Viggo Mortensen
Qual è il tema
fondamentale del western? La giustizia, materializzata nella pistola
appesa al fianco (cioè la possibilità di uccidere istantaneamente),
che o crea il torto o afferma il diritto. Non c’è giustizia invece
nel buon western The Dead Don’t Hurt – I morti non soffrono, che
Viggo Mortensen ha scritto, diretto, musicato, nonché interpretato
con Vicky Krieps. Olsen e Vivienne si trasferiscono nel Nevada per
lavorare onestamente. Ma in paese spadroneggia il potente Jeffries e
suo figlio Weston (Solly McLeod), uno psicopatico che da lui
protetto, terrorizza tutti. Quando Olsen si arruola nella guerra di
secessione, Weston prende a perseguitare Vivienne… Inutile svelare
il seguito, anche se il racconto è anacronico, va avanti e indietro,
e parte – non senza potenza – dalla morte di lei.
Lo hanno già scritto
tutti: questo è un western “al femminile” (non un'assoluta
novità come pure è stato detto), centrato sulla figura di Vivienne.
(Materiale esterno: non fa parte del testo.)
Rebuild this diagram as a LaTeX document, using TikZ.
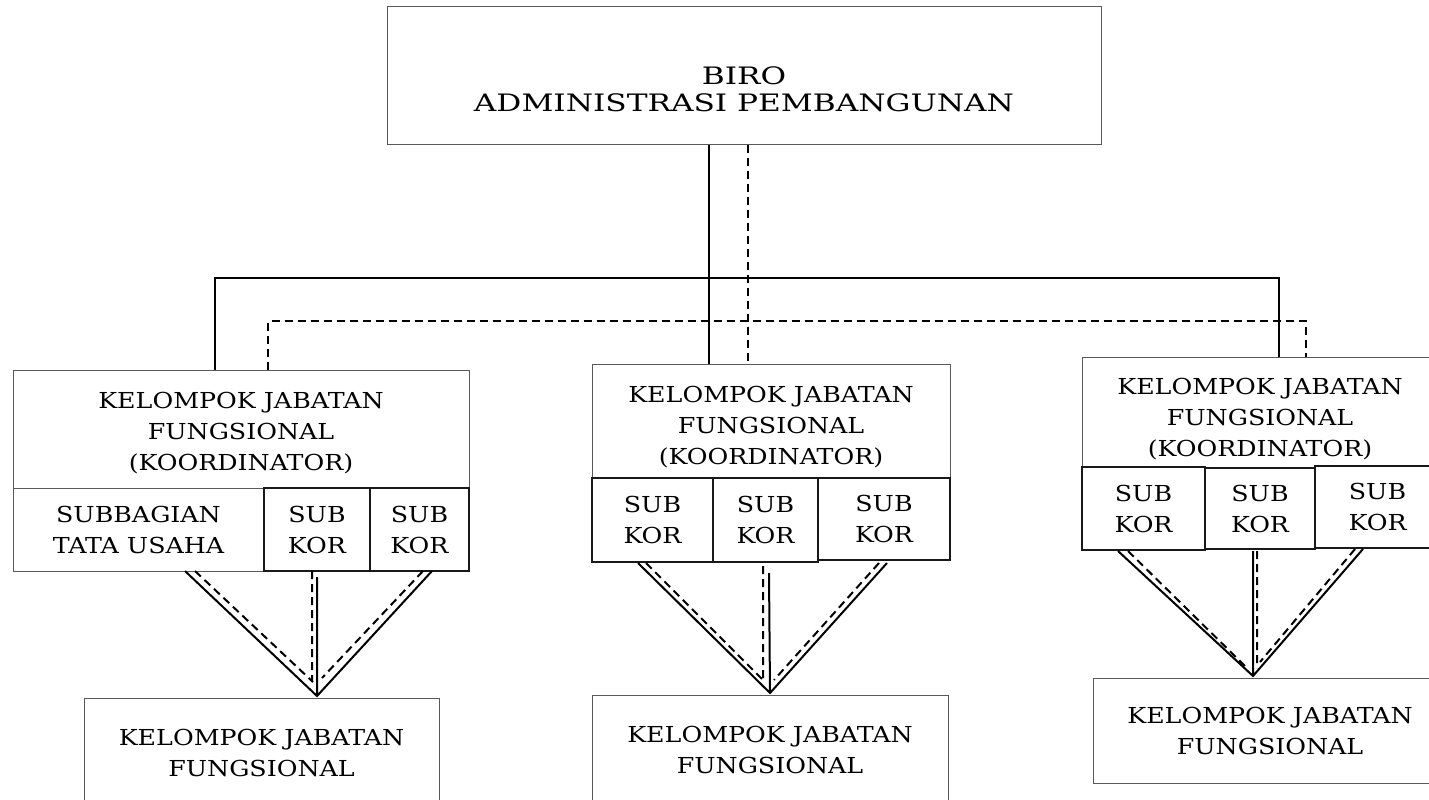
\documentclass[tikz,border=0pt]{standalone}
\usepackage{fontspec}
\setmainfont{DejaVu Serif}[FakeStretch=1.15]
\newfontfamily\birofont{DejaVu Serif}[FakeStretch=1.3]
\usetikzlibrary{positioning,calc}

\newcommand{\isi}{\fontsize{11}{15.5}\selectfont}
\newcommand{\isibiro}{\birofont\fontsize{12}{13.5}\selectfont}

\tikzset{
  ukuran/.style 2 args={minimum width=#1*0.5pt, minimum height=#2*0.5pt},
  kotak/.style={draw=black!65, fill=white, line width=0.5pt, align=center, inner sep=0pt, font=\isi},
  subkor/.style={draw=black!90, fill=white, line width=0.75pt, align=center, inner sep=0pt, font=\isi},
  garis/.style={black, line width=1pt},
  putus/.style={black, line width=1pt, dash pattern=on 4pt off 2.5pt},
}

\begin{document}
\begin{tikzpicture}[x=0.5pt,y=-0.5pt]
  \path[use as bounding box] (0,0) rectangle (1429,799);
  \clip (0,0) rectangle (1429,799);

  \node[kotak, ukuran={714}{138}] (biro) at (744,75) {};
  \node[font=\isibiro, align=center, inner sep=0pt] (birotxt) at (744,89) {BIRO\\ADMINISTRASI PEMBANGUNAN};

  \node[kotak, ukuran={456}{126}] (kjfA) at (241,433) {KELOMPOK JABATAN\\FUNGSIONAL\\(KOORDINATOR)};
  \node[kotak, ukuran={251}{83}] (tuA) at (138.5,529.5) {SUBBAGIAN\\TATA USAHA};
  \node[subkor, ukuran={106}{83}] (skA1) at (317,529.5) {SUB\\KOR};
  \node[subkor, ukuran={99}{83}] (skA2) at (419.5,529.5) {SUB\\KOR};

  \node[kotak, ukuran={358}{126}] (kjfB) at (771,427) {KELOMPOK JABATAN\\FUNGSIONAL\\(KOORDINATOR)};
  \node[subkor, ukuran={121}{84}] (skB1) at (652.5,520) {SUB\\KOR};
  \node[subkor, ukuran={105}{84}] (skB2) at (765.5,520) {SUB\\KOR};
  \node[subkor, ukuran={132}{82}] (skB3) at (884,519) {SUB\\KOR};

  \node[kotak, ukuran={356}{124}] (kjfC) at (1260,419) {KELOMPOK JABATAN\\FUNGSIONAL\\(KOORDINATOR)};
  \node[subkor, ukuran={123}{83}] (skC1) at (1143.5,508.5) {SUB\\KOR};
  \node[subkor, ukuran={110}{81}] (skC2) at (1260,508.5) {SUB\\KOR};
  \node[subkor, ukuran={125}{82}] (skC3) at (1377.5,507) {SUB\\KOR};

  \node[kotak, ukuran={355}{110}] (kjfA2) at (261.5,753) {KELOMPOK JABATAN\\FUNGSIONAL};
  \node[kotak, ukuran={356}{110}] (kjfB2) at (770,750) {KELOMPOK JABATAN\\FUNGSIONAL};
  \node[kotak, ukuran={354}{105}] (kjfC2) at (1270,730.5) {KELOMPOK JABATAN\\FUNGSIONAL};

  \coordinate (busL) at (215,278);
  \coordinate (busM) at (709,278);
  \coordinate (busR) at (1279,278);
  \coordinate (dbusL) at (268,321);
  \coordinate (dbusM) at (748,321);
  \coordinate (dbusR) at (1306,321);
  \draw[garis] (busL |- kjfA.north) -- (busL) -- (busR) -- (busR |- kjfC.north);
  \draw[garis] (busM |- biro.south) -- (busM |- kjfB.north);
  \draw[putus] (dbusL |- kjfA.north) -- (dbusL) -- (dbusR) -- (dbusR |- kjfC.north);
  \draw[putus] (dbusM |- biro.south) -- (dbusM |- kjfB.north);

  \coordinate (vA) at (317,696);
  \coordinate (vA1) at (185,571);
  \coordinate (vA2) at (317,577);
  \coordinate (vA3) at (432,571);
  \coordinate (dA1) at (195,571);
  \coordinate (dA2) at (312,571);
  \coordinate (dA3) at (423,571);
  \coordinate (eA1) at (313,682);
  \coordinate (eA2) at (312,682);
  \coordinate (eA3) at (322,678);
  \draw[garis] (vA1) -- (vA) -- (vA3) (vA2) -- (vA);
  \draw[putus] (dA1) -- (eA1) (dA2) -- (eA2) (dA3) -- (eA3);

  \coordinate (vB) at (770,693);
  \coordinate (vB1) at (638,563);
  \coordinate (vB2) at (769,573);
  \coordinate (vB3) at (887,563);
  \coordinate (dB1) at (646,563);
  \coordinate (dB2) at (763,566);
  \coordinate (dB3) at (879,563);
  \coordinate (eB1) at (763,680);
  \coordinate (eB2) at (763,680);
  \coordinate (eB3) at (774,680);
  \draw[garis] (vB1) -- (vB) -- (vB3) (vB2) -- (vB);
  \draw[putus] (dB1) -- (eB1) (dB2) -- (eB2) (dB3) -- (eB3);

  \coordinate (vC) at (1253,676);
  \coordinate (vC1) at (1118,551);
  \coordinate (vC2) at (1253,551);
  \coordinate (vC3) at (1363,549);
  \coordinate (dC1) at (1128,551);
  \coordinate (dC2) at (1257,551);
  \coordinate (dC3) at (1355,549);
  \coordinate (eC1) at (1247,668);
  \coordinate (eC2) at (1257,668);
  \coordinate (eC3) at (1260,662);
  \draw[garis] (vC1) -- (vC) -- (vC3) (vC2) -- (vC);
  \draw[putus] (dC1) -- (eC1) (dC2) -- (eC2) (dC3) -- (eC3);
\end{tikzpicture}
\end{document}
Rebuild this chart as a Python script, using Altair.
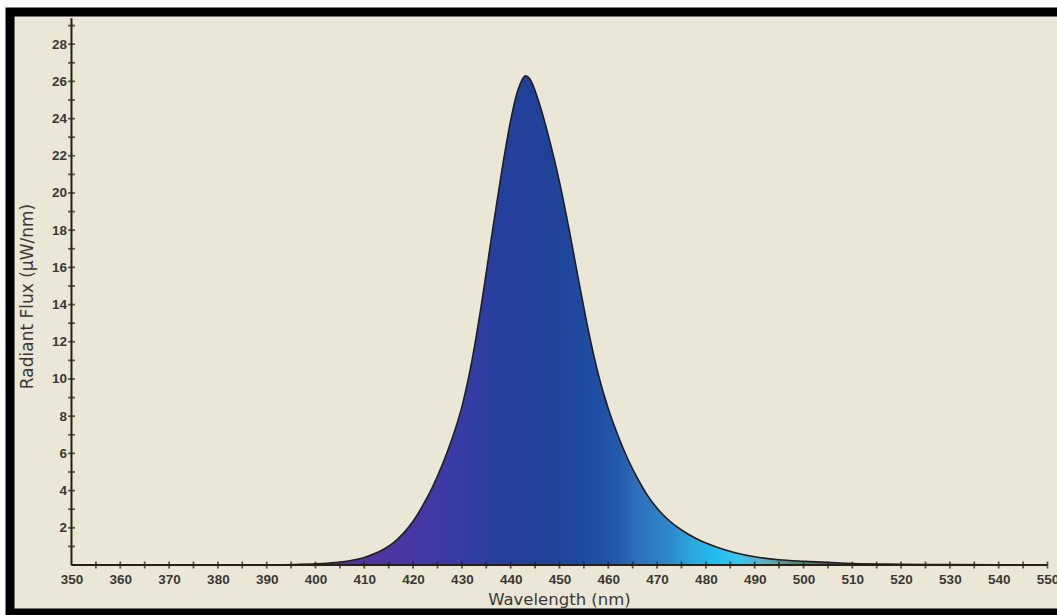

Interessante la sua definizione a partire da un'infanzia nel Québec
modellata dalle storie su Giovanna d'Arco (però sono una pessima
idea le inquadrature immaginarie del cavaliere medievale nel bosco,
girate in modo realistico). Tutti i western implicano due
modelli narrativi, diciamo l'Eneide e le Georgiche, quello guerriero
(il viaggio, la vendetta, la conquista) e quello quotidiano e agreste
(la colonizzazione) – di cui il secondo è generalmente subordinato
al primo. Vale anche per il presente film; ma alcuni dettagli rendono
in modo assai efficace l'aspetto quotidiano, come gli alberi
trapiantati e i fiori attorno alla capanna. E la cura del bambino
naturalmente. Con una buona messa in scena, interpretazioni convinte,
e una bella fotografia di Marcel Zyskin, il pessimistico The Dead
Don’t Hurt si inserisce dignitosamente fra i western
“revisionisti”. Il modello non è Clint Eastwood come qualcuno ha
detto ma I cancelli del cielo di Michael Cimino (anche se ovviamente
il film non si avvicina a quel capolavoro).
Sul piano della
verosimiglianza psicologica ci sarebbe molto da dire, prima su
Vivienne che – con motivazioni “femministe” assai novecentesche
– cerca lavoro al saloon e poi su Olsen che follemente la lascia
sola per andar soldato, il tutto in un film dove Solly McLeod
praticamente va in giro con una scritta al neon sopra la testa che
dice “Sono la carogna potentissima del paese”. Era
psicologicamente più fondato un altro simil-western con un villain
psicopatico, uscito l'anno scorso, La terra promessa di Nikolaj
Arcel, con Mads Mikkelsen.
La
seconda parte, interlineata alla prima sul piano narrativo, segue
Olsen e il bambino in viaggio dopo la morte di Vivienne. Resta nella
memoria, in questa parte, una bella scena in cui padre e figlio
bivaccando sentono ululare un lupo e per gioco si mettono a ululare
insieme.
La
giustizia, come dicevamo, non sta di casa in questo film dove
spadroneggiano il boss spietato, il sindaco corrotto e l'assassino
in libertà. John Wayne avrebbe fatto piazza pulita e avrebbe vinto;
Clint Eastwood avrebbe fatto piazza pulita e si sarebbe fatto
ammazzare; comunque tutti i malvagi avrebbero morso ila polvere.
Invece Olsen, lungo il film, rappresenta la figura dell'“uomo che
se ne va” (e meno male che Weston lo segue per ammazzarlo,
altrimenti se la sarebbe cavata pure lui). È
chiaro che in un western questo lascia l’amaro in bocca… ma
saremo gli ultimi a dire che non sia realistico.